C13B-0446:
Several Firn Core Records of Accumulation over the Past Two Millennia in Dronning Maud Land, East Antarctica

Monday, 15 December 2014
Brooke Medley, NASA Goddard Space Flight Center, Greenbelt, MD, United States, Tom Neumann, NASA Goddard Space Flight Ctr., Greenbelt, MD, United States, Joseph R McConnell, Desert Res Inst, Reno, NV, United States, Michael Sigl, Desert Research Institute, Reno, NV, United States and Sepp Kipfstuhl, Alfred Wegener Institute Helmholtz-Center for Polar and Marine Research Bremerhaven, Bremerhaven, Germany
Abstract:
With more than 50 meters sea-level equivalent stored as ice, the East Antarctic Ice Sheet (EAIS) has the potential to substantially contribute to global sea level. Current estimates and future projections of the EAIS contribution to sea-level rise have errors much greater than the magnitude, indicating the sign of its contribution remains under debate. The low magnitude and high interannual variability in the accumulation rate, coupled with relatively short and few accumulation records, generates a large portion of the uncertainty. Here, we present annually resolved accumulation records from two near-coastal and two interior firn cores from Dronning Maud Land.
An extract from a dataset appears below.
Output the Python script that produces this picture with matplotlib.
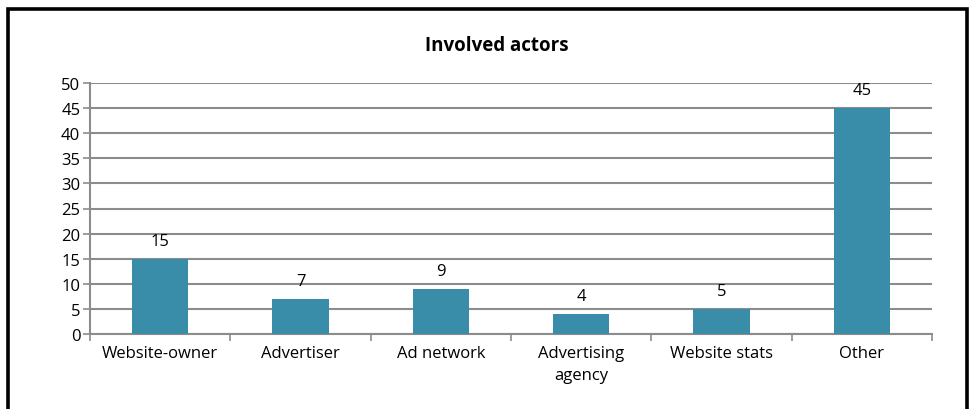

In addition, three multi-decadal records derived from volcanic chronologies provide coarser records from three sites along the western side of the plateau divide. Most of the firn cores were collected along the Norwegian-US IPY traverse in 2007 and 2008, and the records range between 393 and 2,195 years in length, five of which are more than 1,000 years long.

Our results provide a valuable dataset to investigate the periods of significant accumulation changes through the past hundreds to thousands of years, and provide a long-term reference period with which to compare the recent accumulation rates. Interestingly, the sign and magnitude of the relative difference in accumulation between the recent and long-term rates varies by location. We combine the records presented with other published firn core records from the region to investigate the spatial pattern of recent changes in the accumulation rate. Finally, the impact of the recent changes in accumulation rates observed in the records on ice-sheet mass balance is discussed both in terms of the input-output evaluation and interpretations of surface elevation change.